Hacı Bayram Veli, Sultan II. Murad'ın saygı duyduğu manevi önderlerdendi. Hükümdarın Hacı Bayram'a saygısı o derece büyüktü ki ona mürid olanlardan vergi almıyordu. Ankara'da kimden vergi istense "Ben Hacı Bayram'ın müridiyim" deyip işin içinden sıyrılıyordu. Bu durum hükümdara yansıtıldı. Hükümdar Hacı Bayram'a bir mektup gönderip, "Gerçek müritlerinizin sayısını bana bildiriniz, sizin bildirdiğiniz herkes vergiden muaf tutulmak üzere kabulümdür" dedi.

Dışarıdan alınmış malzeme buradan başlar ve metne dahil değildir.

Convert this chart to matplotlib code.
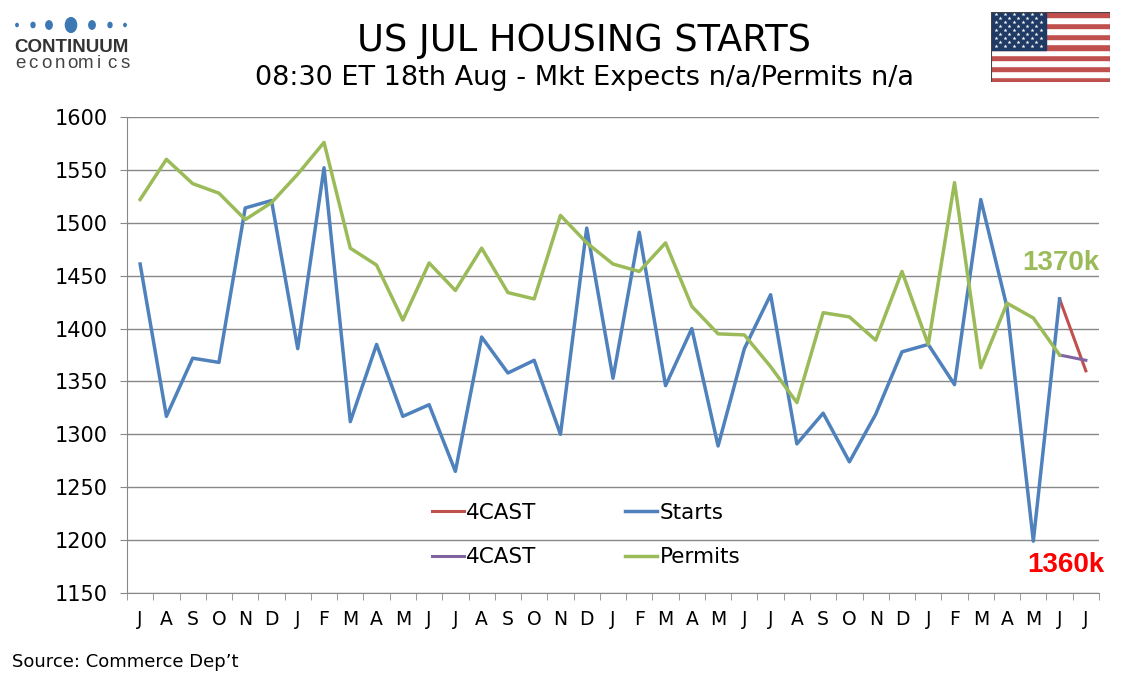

Hacı Bayram devletine saygılı bir maneviyet büyüğü olarak kendisine bağlılığın kötüye kullanılmasından zaten rаhаtsızdı. Mektubu fırsat bilerek müridlik iddiasındaki herkese haber saldı: "Falan gün falan yerde toplanınız" diye. O gün hemen bütün Ankara halkı şeyhlerinin davetine uyarak bildirilen yere akın ettiler. Hacı Bayram bir tepeciğe kurdurduğu siyah kıl bir çadırdan çıkarak kalabalığa sordu: "Beni seviyor musunuz?' Kalabalık hep bir ağızdan karşılık verdi:
- Elbette seviyoruz. Bana yürekten bağlı mısınız? İstesem benim için canınızı verir misiniz? Kalabalık cevap verdi:
- Canımız senin yoluna feda olsun... Hacı Bayram bunun üzerine
- Bugün bana inananları şu çadırın içinde bir bir kurban edip canlarını cennete göndereceğim. Şimdi bir kişi çıksın, dedi. Kalabalıktan bir kişi çıktı. Hacı Bayram, onu çadıra aldı. Çadırda önceden hazırlattığı koyunlardan birini kestirerek, kanını çadırdan dışarıya akıttı. Dışardakiler adamın gerçekten kurban edildiğini sandılаr. Hacı Bayram dışarı çıktı,
- Bir kişi daha gelsin, dedi. Bir adam daha çıktı. Onu da çadıra alıp aynı işlemi yaptı. Sonra dışarı çıktı ve bir kişi daha istedi. İşin şakaya gelir yanı yoktu. Bu defa bir şaşkınlık ve duraksama оldu. Yine de bir hanım ileri çıktı. Hacı Bayram onu da çadıra aldı. Aynı olay tekrarlandı. Dördüncü defa Hacı Bayram kurbanlık isteyince tek kişi çıkmadı. Hacı Bayram artık hükümdara cevap verecek durumdaydı:
- Sultanım, vergiden affedilmek üzere gerçek müridlerimi sormuştunuz. Benim gerçek müritlerim iki er kişi ile bir hatun kişiden ibaret, üç kişidir.